I don't understand how

writeln($"{a} times 3 is {a * 3}");

is even marginally better than

writeln(a, " times 3 is ", a * 3);  // look ma, works right now!

It's not even fewer characters.

Atila


The latter IS pretty good, I use it often. It's *VASTLY* better than format strings[1].

But, cognitively, I find the former much easier to read and write (Apparently many other people seem to as well, although perhaps not everyone). I'm not sure I can explain why especially well, but the visual parsing is just much simpler and more symmetric, and it's much easier to tell at a glance where the full, umm "string", starts and ends, and what's going inside the string and what isn't.

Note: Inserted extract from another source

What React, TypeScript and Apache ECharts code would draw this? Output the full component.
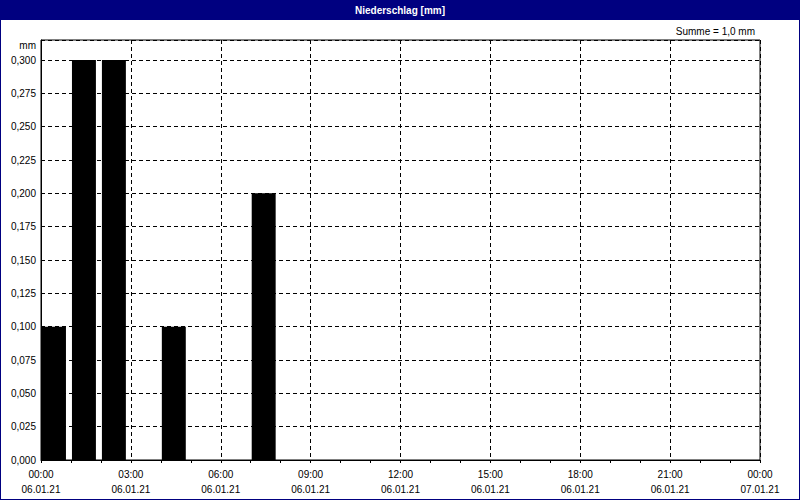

[1] Format strings, even with the new compile-time improvements in the latest DMD, for one thing, they still fail at DRY: Ie, with format strings, even compile-time ones, you're listing your parameters TWICE - once to describe WHERE they go and how they're formatted, and then again SEPARATELY to select WHAT data to be rendered.

And then format strings also have the downside that the "WHAT data" is specified out-of-band, making it making it easy to get things flipped around, and just generally harder to see at-a-glance what's going on (similar to how UFCS chains can be easier to read than a tree of nested function calls, because for UFCS chains the ordering is perfectly sequential, unlike nested function calls and format strings where the logic jumps around).

TBH, I'm not all that excited about the compile-time enhancements to format strings simply because...they're still format strings. And not only that, but they're printf-style syntax which is a total unintuitive mess (C#'s format string syntax was vastly better...for a format string, anyway...)

IMO, the only time a format string should be used instead of std.conv.text() or interpolated strings is when:

1. You're just rendering *one* value at a time with non-standard formatting options (ie, left-/right-justified, leading/trailing zeroes, etc). (Speaking of which, `interp` could really use some formatting features so this could be avoided, and for performance reasons.)

2. You need to support custom formatting specified at runtime (ex: software that supports displaying date/time in custom user-defined formats) but want to be lazy about it and not bother finding/writing a more user-friendly formatting syntax than printf-style (ie, extremely rare).